JOURNAL IMPACT EUROPEAN

"NOUS SOMMES UN JOURNAL INDÉPENDANT"

Le Président normal à l’Ecole Normale Supérieure. Invité par les étudiants, il leur conseille la lecture des « Lettres à Anne »

Une fois par mois, les étudiants de l’ENS organisent, dans le grand amphi de leur Ecole, une conférence avec une personnalité éminente.

Après Edwy Plenel, journaliste, président de Mediapart, intervenu le 20 février, c’est François Hollande qui, le 20 mars, s’est exprimé longuement devant une salle comble et attentive.

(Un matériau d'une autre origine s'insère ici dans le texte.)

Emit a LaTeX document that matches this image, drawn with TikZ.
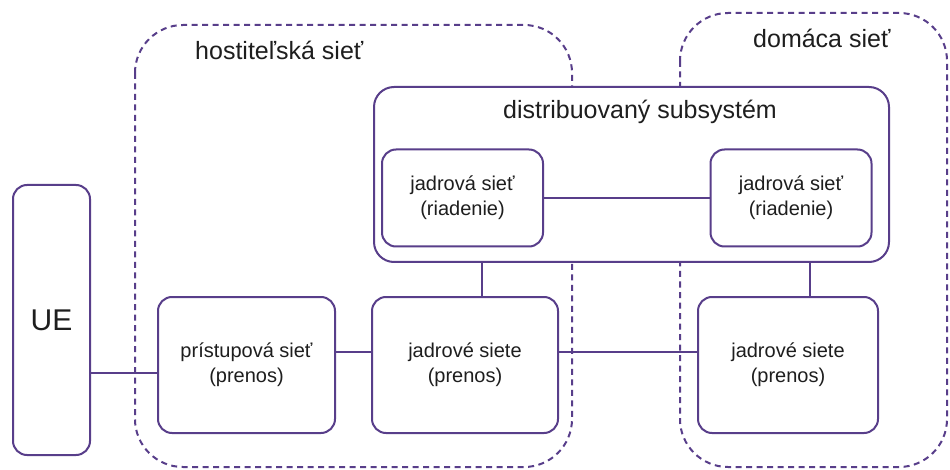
\documentclass[tikz,border=0pt]{standalone}
\usepackage{fontspec}
\setmainfont{Liberation Sans}
\definecolor{netpurple}{RGB}{88,62,138}
\definecolor{txt}{RGB}{30,30,30}
\begin{document}
\begin{tikzpicture}[x=1pt,y=-1pt,
  region/.style={draw=netpurple,line width=2pt,dash pattern=on 6pt off 4.5pt,rounded corners=48pt},
  box/.style={draw=netpurple,line width=2pt,fill=white,rounded corners=14pt,text=txt,align=center},
  link/.style={draw=netpurple,line width=2pt},
  lbl/.style={text=txt,font=\fontsize{25}{29}\selectfont},
  inner/.style={font=\fontsize{20}{25}\selectfont}]
\useasboundingbox (0,0) rectangle (950,470);
% network domains (dashed outlines)
\draw[region] (135,25) rectangle (572,467);
\draw[region] (680,13) rectangle (947,467);
\node[lbl,anchor=west,inner sep=0pt] (host) at (195,50) {hostiteľská sieť};
\node[lbl,anchor=west,inner sep=0pt] (home) at (753,38) {domáca sieť};
% distributed subsystem container
\node[box,rounded corners=20pt,minimum width=515pt,minimum height=175pt,anchor=north west] (dist) at (373,86) {};
\node[lbl] (distl) at (640,112) {distribuovaný subsystém};
% control-plane core networks
\node[box,inner,minimum width=161pt,minimum height=97pt] (cl) at (462.5,198) {jadrová sieť\\(riadenie)};
\node[box,inner,minimum width=161pt,minimum height=97pt] (cr) at (791,198) {jadrová sieť\\(riadenie)};
% transport-plane boxes
\node[box,minimum width=77pt,minimum height=270pt,font=\fontsize{30}{34}\selectfont] (ue) at (51.5,320) {UE};
\node[box,inner,minimum width=177pt,minimum height=136pt] (acc) at (246.5,365) {prístupová sieť\\(prenos)};
\node[box,inner,minimum width=186pt,minimum height=136pt] (tm) at (465,365) {jadrové siete\\(prenos)};
\node[box,inner,minimum width=180pt,minimum height=136pt] (tr) at (788,365) {jadrové siete\\(prenos)};
% connections
\draw[link] (cl.east) -- (cr.west);
\draw[link] (ue.east |- 0,373) -- (acc.west |- 0,373);
\draw[link] (acc.east |- 0,352) -- (tm.west |- 0,352);
\draw[link] (tm.east |- 0,352) -- (tr.west |- 0,352);
\draw[link] (dist.south -| 482,0) -- (tm.north -| 482,0);
\draw[link] (dist.south -| 810,0) -- (tr.north -| 810,0);
\end{tikzpicture}
\end{document}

Il a d’abord souligné le fait que le pouvoir n’est pas seulement à l’Elysée mais également au niveau des corps intermédiaires, les représentants du peuple. Ceux-ci ne sont pas populaires actuellement, ils sont cependant utiles et doivent être respectés.

Etre un représentant du peuple, c’est prendre des décisions, assumer des responsabilités, avoir un éclairage sur des problèmes, donner une explication du monde, faire preuve de conviction et d’engagement.

« On a d’abord appelé le PS, le Parti des instituteurs, le Parti des barbus; de nos jours, ce terme a pris une connotation différente », a rappelé avec humour François Hollande.

Il a évoqué l’état d’urgence qui est resté associé à son quinquennat. Face à la menace terroriste persistante, ce régime d’exception – assignations à résidence, perquisitions, interdictions de séjour – s’est imposé après les attentats de janvier 2015. François Hollande aurait souhaité que cette mesure entre dans la Constitution, qu’elle soit une garantie contre le terrorisme, pas une menace pour les citoyens.

Après trois prorogations, une levée de l’état d’urgence est envisagée fin juillet 2016, après la promulgation de la loi renforçant la lutte contre le crime organisé, le terrorisme et son financement.

François Hollande l’évoque lors de son allocution présidentielle du 14 juillet, mais la nuit suivante, a lieu le terrible attentat à Nice. Une nouvelle prorogation est annoncée. Il y eut ensuite, le 26 juillet, l’assassinat du prêtre Jacque Hamel, égorgé dans son église de St Etienne-du-Rouvray.
A propos de la déchéance de nationalité, il a souligné le risque de faire des apatrides.
S’interrogeant sur la justice préventive et sur les fichés S : doit-on les garder à vie en prison?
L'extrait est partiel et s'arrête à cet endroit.